Изменения в языке не поспевают за переменами в политической жизни, и с этим, кажется, давно смирились. И только правописание, как всегда, искушающе беззащитно стоит перед реформаторами. Ведь так просто: достаточно написать декрет — и вот уже готово эпохальное, касающееся всех, а для кого-то и прибыльное событие.
Владимир Коровин, к.ф.н., преподаватель филфака МГУ



Прекрасно понимаю, что взаимопроникновение, а значит, и взаимообогащение языков — процесс естественный и плодотворный. Нам есть чем гордиться, например, тем, что русская научная библиотека по объему занимает третье место в мире (после английской и немецкой). Но где она — разумная мера обновления одного языка другим, позволяющая человеку переварить незнакомое и слить со своей речью?.. Языки, возразит кто-то, надо учить. Надо. Но — не только по международной финансовой терминологии, с административным восторгом насаждаемой чиновниками и «образованцами». К тому же экспансия чужого языка подобна экспансии чужой валюты, со всеми вытекающими отсюда последствиями...

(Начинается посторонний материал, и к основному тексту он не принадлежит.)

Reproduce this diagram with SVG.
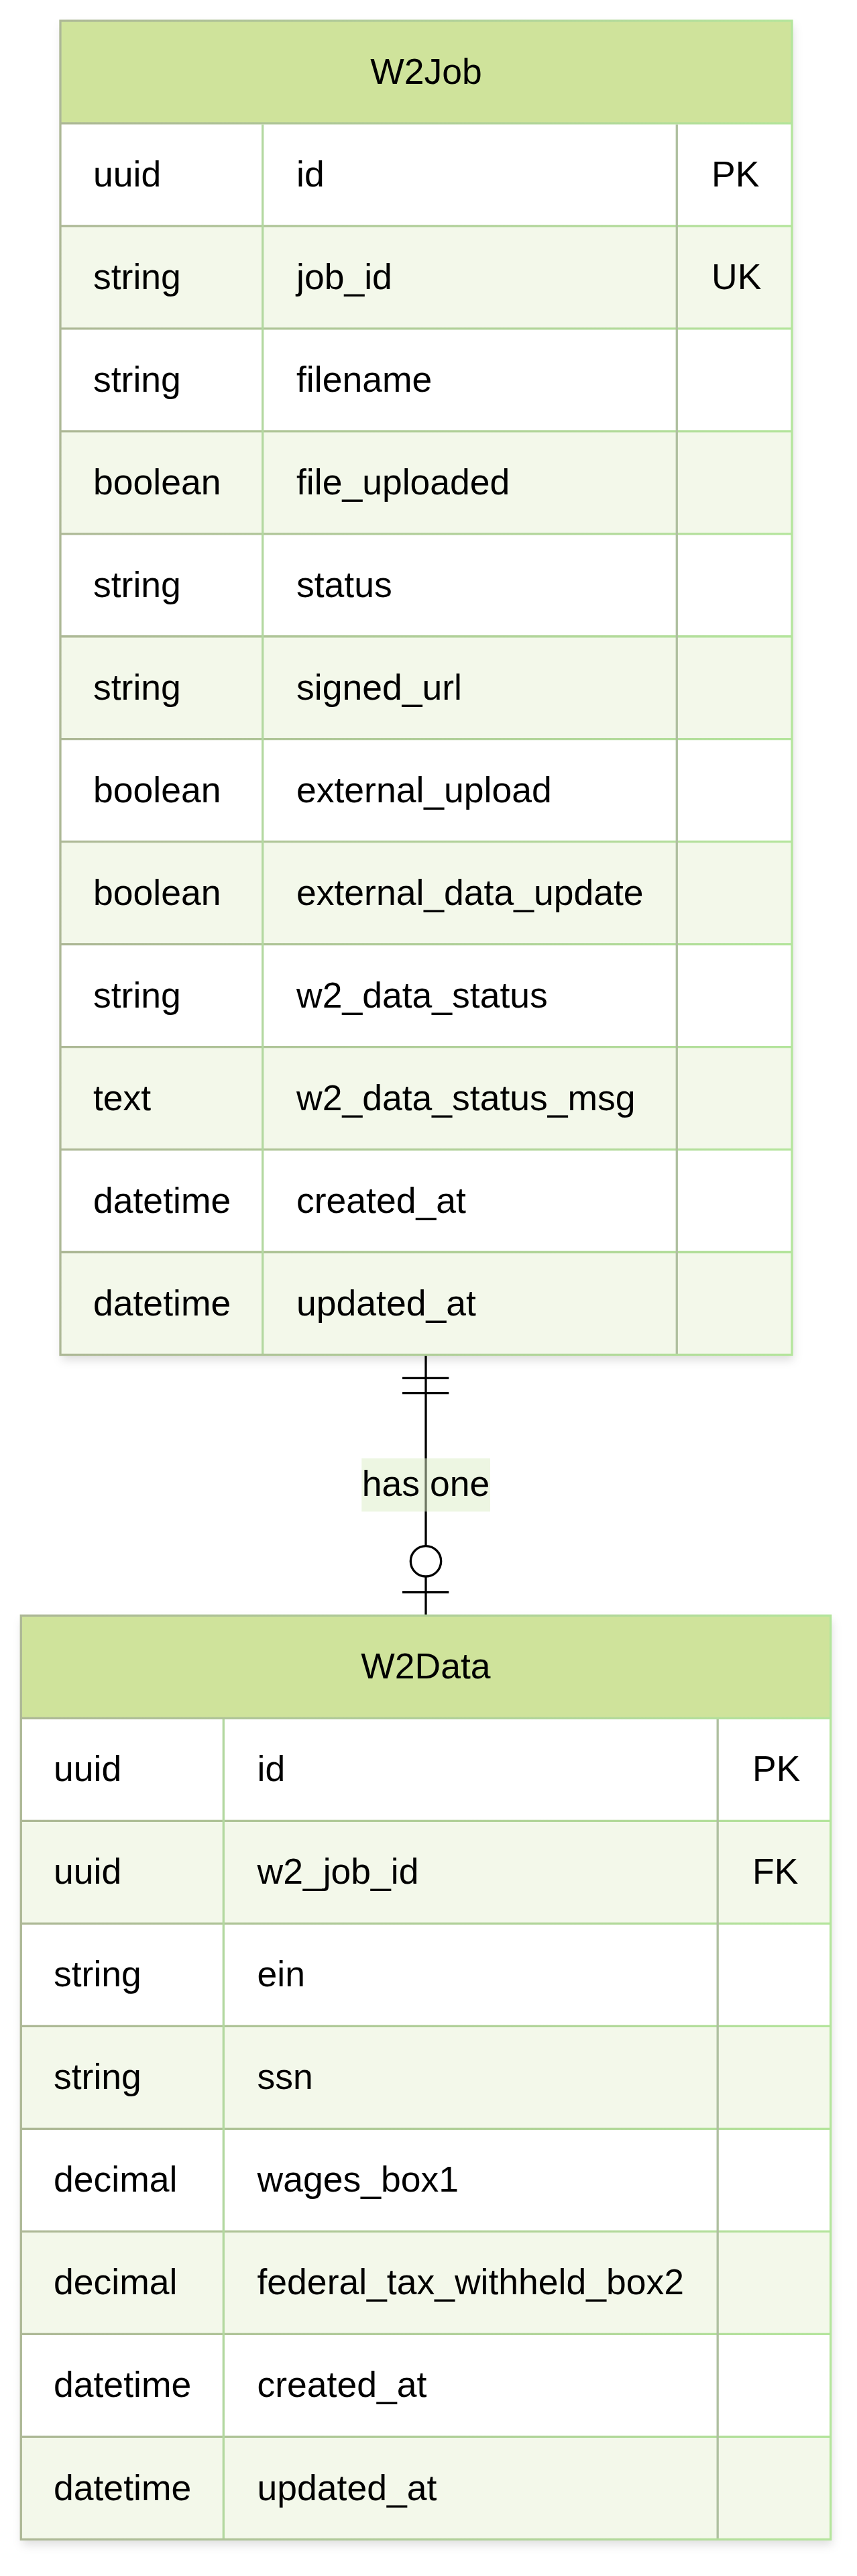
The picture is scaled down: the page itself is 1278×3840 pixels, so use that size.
<svg xmlns="http://www.w3.org/2000/svg" width="1278" height="3840" viewBox="0 0 1278 3840">
<style>
text{font-family:"Liberation Sans",Arial,sans-serif;font-size:53.5px;fill:#000}
.hdr{fill:#cfe39b}
.odd{fill:#ffffff}
.alt{fill:#f3f8ea}
.c1{stroke:#b3d8a0;stroke-width:3.3}
.c2{stroke:#afc0a0;stroke-width:3.3}
.conn{stroke:#000;stroke-width:3.3;fill:none}
.mid{text-anchor:middle}
</style>
<defs>
<filter id="sh" x="-10%" y="-10%" width="120%" height="120%">
<feDropShadow dx="2" dy="8" stdDeviation="7" flood-color="#000" flood-opacity="0.13"/>
</filter>
<linearGradient id="g1" gradientUnits="userSpaceOnUse" x1="90" y1="0" x2="1181" y2="0">
<stop offset="0" stop-color="#adb896"/><stop offset="1" stop-color="#b4e59c"/>
</linearGradient>
<linearGradient id="g2" gradientUnits="userSpaceOnUse" x1="31" y1="0" x2="1239" y2="0">
<stop offset="0" stop-color="#adb896"/><stop offset="1" stop-color="#b4e59c"/>
</linearGradient>
</defs>

<g id="connectors">
<line class="conn" x1="635" y1="2021" x2="635" y2="2407"/>
<line class="conn" x1="600" y1="2054.3" x2="669.3" y2="2054.3"/>
<line class="conn" x1="600" y1="2076.7" x2="669.3" y2="2076.7"/>
<circle class="conn" cx="635" cy="2327.3" r="22.7" style="fill:#fff"/>
<line class="conn" x1="600" y1="2373.7" x2="669.3" y2="2373.7"/>
<rect x="539.3" y="2174" width="191.7" height="79.3" fill="#dcedc5" opacity="0.5"/>
<text class="mid" x="635" y="2230">has one</text>
</g>

<g id="W2Job">
<rect x="90" y="31" width="1091" height="1988.5" fill="#fff" filter="url(#sh)"/>
<rect class="hdr" x="90" y="31" width="1091" height="152.96"/>
<rect class="odd" x="90" y="183.96" width="1091" height="152.96"/>
<rect class="alt" x="90" y="336.92" width="1091" height="152.96"/>
<rect class="odd" x="90" y="489.88" width="1091" height="152.96"/>
<rect class="alt" x="90" y="642.84" width="1091" height="152.96"/>
<rect class="odd" x="90" y="795.8" width="1091" height="152.96"/>
<rect class="alt" x="90" y="948.76" width="1091" height="152.96"/>
<rect class="odd" x="90" y="1101.72" width="1091" height="152.96"/>
<rect class="alt" x="90" y="1254.68" width="1091" height="152.96"/>
<rect class="odd" x="90" y="1407.64" width="1091" height="152.96"/>
<rect class="alt" x="90" y="1560.6" width="1091" height="152.96"/>
<rect class="odd" x="90" y="1713.56" width="1091" height="152.96"/>
<rect class="alt" x="90" y="1866.52" width="1091" height="152.96"/>
<g stroke="url(#g1)" stroke-width="3.3">
<line x1="90" y1="183.96" x2="1181" y2="183.96"/>
<line x1="90" y1="336.92" x2="1181" y2="336.92"/>
<line x1="90" y1="489.88" x2="1181" y2="489.88"/>
<line x1="90" y1="642.84" x2="1181" y2="642.84"/>
<line x1="90" y1="795.8" x2="1181" y2="795.8"/>
<line x1="90" y1="948.76" x2="1181" y2="948.76"/>
<line x1="90" y1="1101.72" x2="1181" y2="1101.72"/>
<line x1="90" y1="1254.68" x2="1181" y2="1254.68"/>
<line x1="90" y1="1407.64" x2="1181" y2="1407.64"/>
<line x1="90" y1="1560.6" x2="1181" y2="1560.6"/>
<line x1="90" y1="1713.56" x2="1181" y2="1713.56"/>
<line x1="90" y1="1866.52" x2="1181" y2="1866.52"/>
</g>
<line class="c1" x1="391.7" y1="185.5" x2="391.7" y2="2018"/>
<line class="c2" x1="1009.3" y1="185.5" x2="1009.3" y2="2018"/>
<rect x="90" y="31" width="1091" height="1988.5" fill="none" stroke="url(#g1)" stroke-width="3.3"/>
<text class="mid" x="635.5" y="125">W2Job</text>
<text x="139" y="278">uuid</text><text x="442" y="278">id</text><text x="1061" y="278">PK</text>
<text x="139" y="430.9">string</text><text x="442" y="430.9">job_id</text><text x="1061" y="430.9">UK</text>
<text x="139" y="583.9">string</text><text x="442" y="583.9">filename</text>
<text x="139" y="736.8">boolean</text><text x="442" y="736.8">file_uploaded</text>
<text x="139" y="889.8">string</text><text x="442" y="889.8">status</text>
<text x="139" y="1042.8">string</text><text x="442" y="1042.8">signed_url</text>
<text x="139" y="1195.7">boolean</text><text x="442" y="1195.7">external_upload</text>
<text x="139" y="1348.7">boolean</text><text x="442" y="1348.7">external_data_update</text>
<text x="139" y="1501.6">string</text><text x="442" y="1501.6">w2_data_status</text>
<text x="139" y="1654.6">text</text><text x="442" y="1654.6">w2_data_status_msg</text>
<text x="139" y="1807.6">datetime</text><text x="442" y="1807.6">created_at</text>
<text x="139" y="1960.5">datetime</text><text x="442" y="1960.5">updated_at</text>
</g>

<g id="W2Data">
<rect x="31.3" y="2408.3" width="1207.4" height="1377.2" fill="#fff" filter="url(#sh)"/>
<rect class="hdr" x="31.3" y="2408.3" width="1207.4" height="153.02"/>
<rect class="odd" x="31.3" y="2561.32" width="1207.4" height="153.02"/>
<rect class="alt" x="31.3" y="2714.34" width="1207.4" height="153.02"/>
<rect class="odd" x="31.3" y="2867.36" width="1207.4" height="153.02"/>
<rect class="alt" x="31.3" y="3020.38" width="1207.4" height="153.02"/>
<rect class="odd" x="31.3" y="3173.4" width="1207.4" height="153.02"/>
<rect class="alt" x="31.3" y="3326.42" width="1207.4" height="153.02"/>
<rect class="odd" x="31.3" y="3479.44" width="1207.4" height="153.02"/>
<rect class="alt" x="31.3" y="3632.46" width="1207.4" height="153.02"/>
<g stroke="url(#g2)" stroke-width="3.3">
<line x1="31.3" y1="2561.32" x2="1238.7" y2="2561.32"/>
<line x1="31.3" y1="2714.34" x2="1238.7" y2="2714.34"/>
<line x1="31.3" y1="2867.36" x2="1238.7" y2="2867.36"/>
<line x1="31.3" y1="3020.38" x2="1238.7" y2="3020.38"/>
<line x1="31.3" y1="3173.4" x2="1238.7" y2="3173.4"/>
<line x1="31.3" y1="3326.42" x2="1238.7" y2="3326.42"/>
<line x1="31.3" y1="3479.44" x2="1238.7" y2="3479.44"/>
<line x1="31.3" y1="3632.46" x2="1238.7" y2="3632.46"/>
</g>
<line class="c1" x1="333.3" y1="2563" x2="333.3" y2="3784"/>
<line class="c2" x1="1070.2" y1="2563" x2="1070.2" y2="3784"/>
<rect x="31.3" y="2408.3" width="1207.4" height="1377.2" fill="none" stroke="url(#g2)" stroke-width="3.3"/>
<text class="mid" x="635" y="2502.3">W2Data</text>
<text x="80" y="2655.3">uuid</text><text x="383.5" y="2655.3">id</text><text x="1122" y="2655.3">PK</text>
<text x="80" y="2808.3">uuid</text><text x="383.5" y="2808.3">w2_job_id</text><text x="1122" y="2808.3">FK</text>
<text x="80" y="2961.4">string</text><text x="383.5" y="2961.4">ein</text>
<text x="80" y="3114.4">string</text><text x="383.5" y="3114.4">ssn</text>
<text x="80" y="3267.4">decimal</text><text x="383.5" y="3267.4">wages_box1</text>
<text x="80" y="3420.4">decimal</text><text x="383.5" y="3420.4">federal_tax_withheld_box2</text>
<text x="80" y="3573.4">datetime</text><text x="383.5" y="3573.4">created_at</text>
<text x="80" y="3726.5">datetime</text><text x="383.5" y="3726.5">updated_at</text>
</g>
</svg>
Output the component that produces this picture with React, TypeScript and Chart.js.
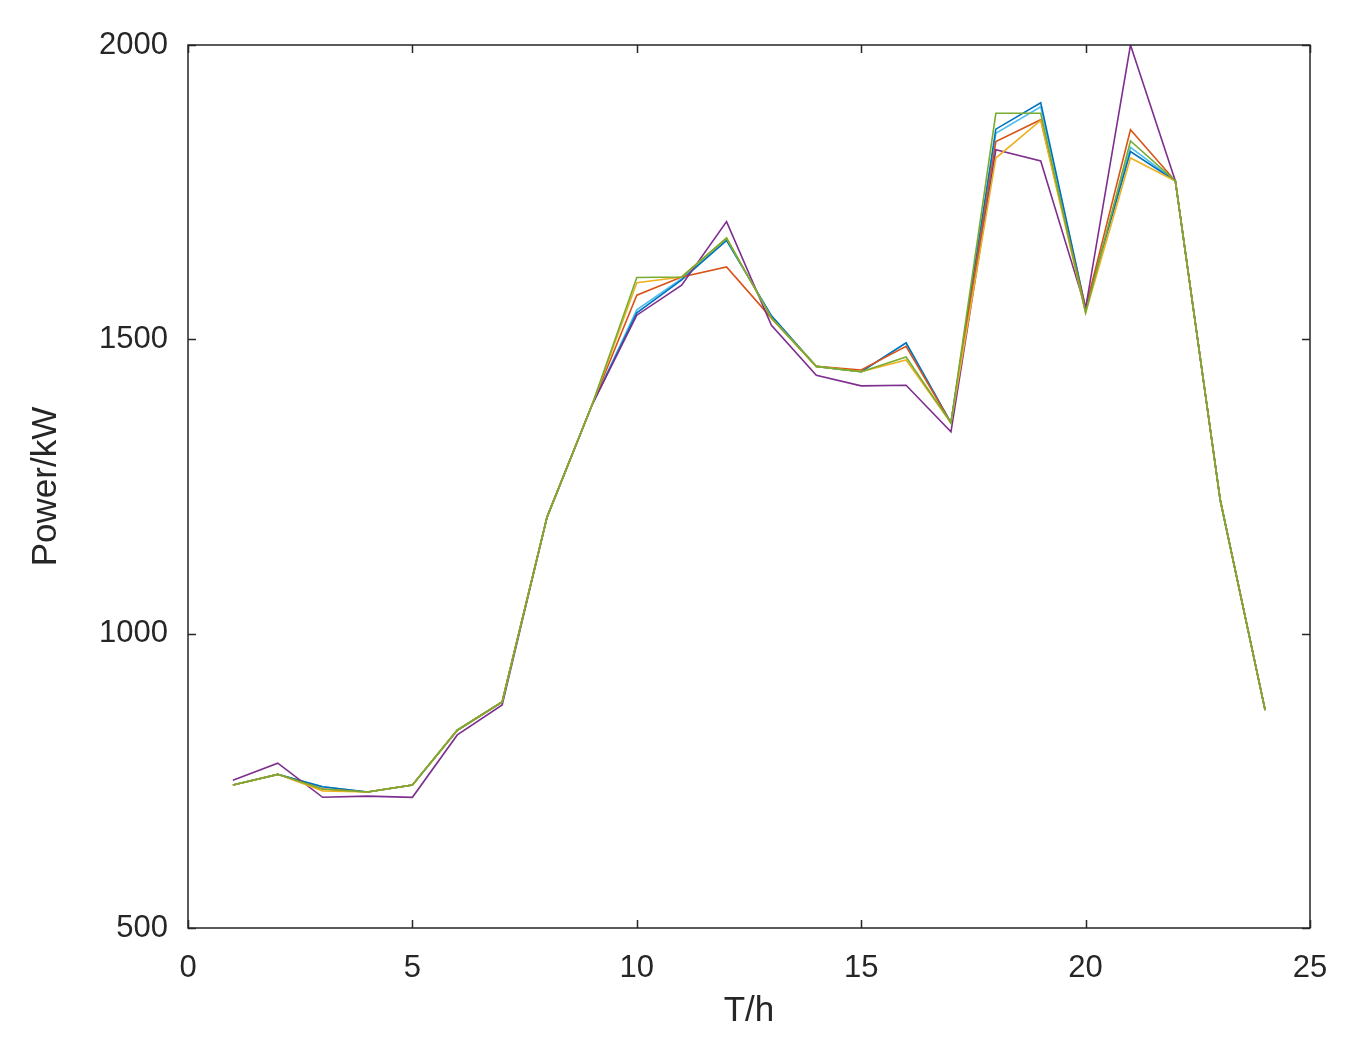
import React, { useEffect, useRef } from "react";
import { Chart, registerables } from "chart.js";

Chart.register(...registerables);

const hours = [1, 2, 3, 4, 5, 6, 7, 8, 9, 10, 11, 12, 13, 14, 15, 16, 17, 18, 19, 20, 21, 22, 23, 24];

const seriesBlue = [743, 761, 740, 731, 743, 836, 884, 1198, 1388, 1545, 1601, 1668, 1540, 1454, 1445, 1494, 1358, 1857, 1902, 1553, 1819, 1769, 1227, 870];
const seriesOrange = [743, 761, 736, 731, 743, 836, 884, 1198, 1388, 1575, 1606, 1623, 1536, 1454, 1448, 1488, 1358, 1836, 1873, 1553, 1856, 1769, 1227, 870];
const seriesYellow = [743, 761, 733, 731, 743, 836, 884, 1198, 1388, 1596, 1606, 1672, 1536, 1454, 1445, 1465, 1358, 1808, 1872, 1545, 1808, 1769, 1227, 870];
const seriesPurple = [751, 780, 722, 724, 722, 828, 879, 1198, 1388, 1541, 1592, 1700, 1524, 1439, 1421, 1422, 1343, 1822, 1803, 1553, 2000, 1769, 1227, 870];
const seriesGreen = [743, 761, 736, 731, 743, 836, 884, 1198, 1388, 1605, 1606, 1672, 1536, 1454, 1445, 1470, 1358, 1884, 1884, 1545, 1837, 1769, 1227, 870];
const seriesCyan = [743, 761, 740, 731, 743, 836, 884, 1198, 1388, 1550, 1603, 1668, 1540, 1454, 1445, 1494, 1358, 1850, 1895, 1553, 1826, 1769, 1227, 870];

const xTicks = [0, 5, 10, 15, 20, 25];
const yTicks = [500, 1000, 1500, 2000];

const colors = ["#0072BD", "#D95319", "#EDB120", "#7E2F8E", "#77AC30", "#4DBEEE"];
const allSeries = [seriesBlue, seriesOrange, seriesYellow, seriesPurple, seriesGreen, seriesCyan];
// draw order (lower = on top)
const drawOrder = [4, 3, 1, 2, 0, 5];

const AXIS_COLOR = "#262626";
const FONT = "Liberation Sans, Arial, sans-serif";

const boxPlugin = {
  id: "matlabBox",
  afterDraw(chart: any) {
    const { ctx, chartArea } = chart;
    const { left, right, top, bottom } = chartArea;
    const xs = chart.scales.x;
    const ys = chart.scales.y;
    ctx.save();
    ctx.strokeStyle = AXIS_COLOR;
    ctx.lineWidth = 1.5;
    ctx.strokeRect(left, top, right - left, bottom - top);
    const tl = 8;
    ctx.beginPath();
    xTicks.forEach((t) => {
      const px = Math.round(xs.getPixelForValue(t)) + 0.5;
      ctx.moveTo(px, bottom);
      ctx.lineTo(px, bottom - tl);
      ctx.moveTo(px, top);
      ctx.lineTo(px, top + tl);
    });
    yTicks.forEach((t) => {
      const py = Math.round(ys.getPixelForValue(t)) + 0.5;
      ctx.moveTo(left, py);
      ctx.lineTo(left + tl, py);
      ctx.moveTo(right, py);
      ctx.lineTo(right - tl, py);
    });
    ctx.stroke();
    ctx.restore();
  },
};

export default function App() {
  const ref = useRef<HTMLCanvasElement | null>(null);
  useEffect(() => {
    document.body.style.margin = "0";
    const canvas = ref.current;
    if (!canvas) return;
    const chart = new Chart(canvas, {
      type: "line",
      data: {
        datasets: allSeries.map((s, i) => ({
          label: "S" + (i + 1),
          data: hours.map((h, j) => ({ x: h, y: s[j] })),
          borderColor: colors[i],
          backgroundColor: colors[i],
          borderWidth: 1.6,
          pointRadius: 0,
          tension: 0,
          fill: false,
          order: drawOrder[i],
        })),
      },
      options: {
        responsive: false,
        animation: false,
        layout: { padding: { top: 45, right: 45, left: 0, bottom: 0 } },
        plugins: {
          legend: { display: false },
          tooltip: { enabled: false },
        },
        scales: {
          x: {
            type: "linear",
            min: 0,
            max: 25,
            afterFit(scale: any) {
              scale.height = 118;
            },
            afterBuildTicks(scale: any) {
              scale.ticks = xTicks.map((v) => ({ value: v }));
            },
            grid: { display: false, drawTicks: false },
            border: { display: false },
            ticks: {
              color: AXIS_COLOR,
              font: { family: FONT, size: 31 },
              padding: 22,
              maxRotation: 0,
              autoSkip: false,
              callback: (v: any) => String(v),
            },
            title: {
              display: true,
              text: "T/h",
              color: AXIS_COLOR,
              font: { family: FONT, size: 35 },
              padding: { top: 0, bottom: 14 },
            },
          },
          y: {
            type: "linear",
            min: 500,
            max: 2000,
            afterFit(scale: any) {
              scale.width = 188;
            },
            afterBuildTicks(scale: any) {
              scale.ticks = yTicks.map((v) => ({ value: v }));
            },
            grid: { display: false, drawTicks: false },
            border: { display: false },
            ticks: {
              color: AXIS_COLOR,
              font: { family: FONT, size: 31 },
              padding: 20,
              autoSkip: false,
              callback: (v: any) => String(v),
            },
            title: {
              display: true,
              text: "Power/kW",
              color: AXIS_COLOR,
              font: { family: FONT, size: 35 },
              padding: { top: 25, bottom: 0 },
            },
          },
        },
      },
      plugins: [boxPlugin],
    });
    return () => chart.destroy();
  }, []);
  return (
    <div style={{ width: 1355, height: 1046, background: "#ffffff" }}>
      <canvas ref={ref} width={1355} height={1046} />
    </div>
  );
}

Меня беспокоит и то, что мы все больше и больше переходим на двухязыковое общение — с одной стороны, напористый, обедненный язык политиков и СМИ, а с другой — вытесняемый им язык нашего внутрисемейного общения, язык первых книг, язык великой русской литературы. Писателей, да и творческую интеллигенцию вообще почти не слышно и не видно в СМИ, особенно на радио и ТВ, редкостью стали и там и здесь дискуссии о состоянии и судьбе современного русского языка.
Сергей Филатов, президент Фонда социально-экономических
и интеллектуальных программ, Председатель исполнительного
комитета Конгресса интеллигенции РФ



Необходимость реформы русского языка ощущается сейчас со страшной силой. И причин тому масса. Далеко ходить не надо — возьмем пример из Интернета. Как писать правильно: офлайн, оффлайн, офф-лайн или, наконец, оф-лайн? Не знает никто. А как быть с е-торговлей? Ну не было раньше в родной речи случаев, когда латинская часть выступала в одном слове с русской. Может быть, писать э-торговля, от слова «электронная»?
Да пишите вы как хотите. В 400-страничном своде вы не найдете ни описания этих случаев, ни объяснений, как поступать с брэндами и трэндами (или трендами и брендами) и другими словами, вошедшими за последние 10 лет в наш лексический запас.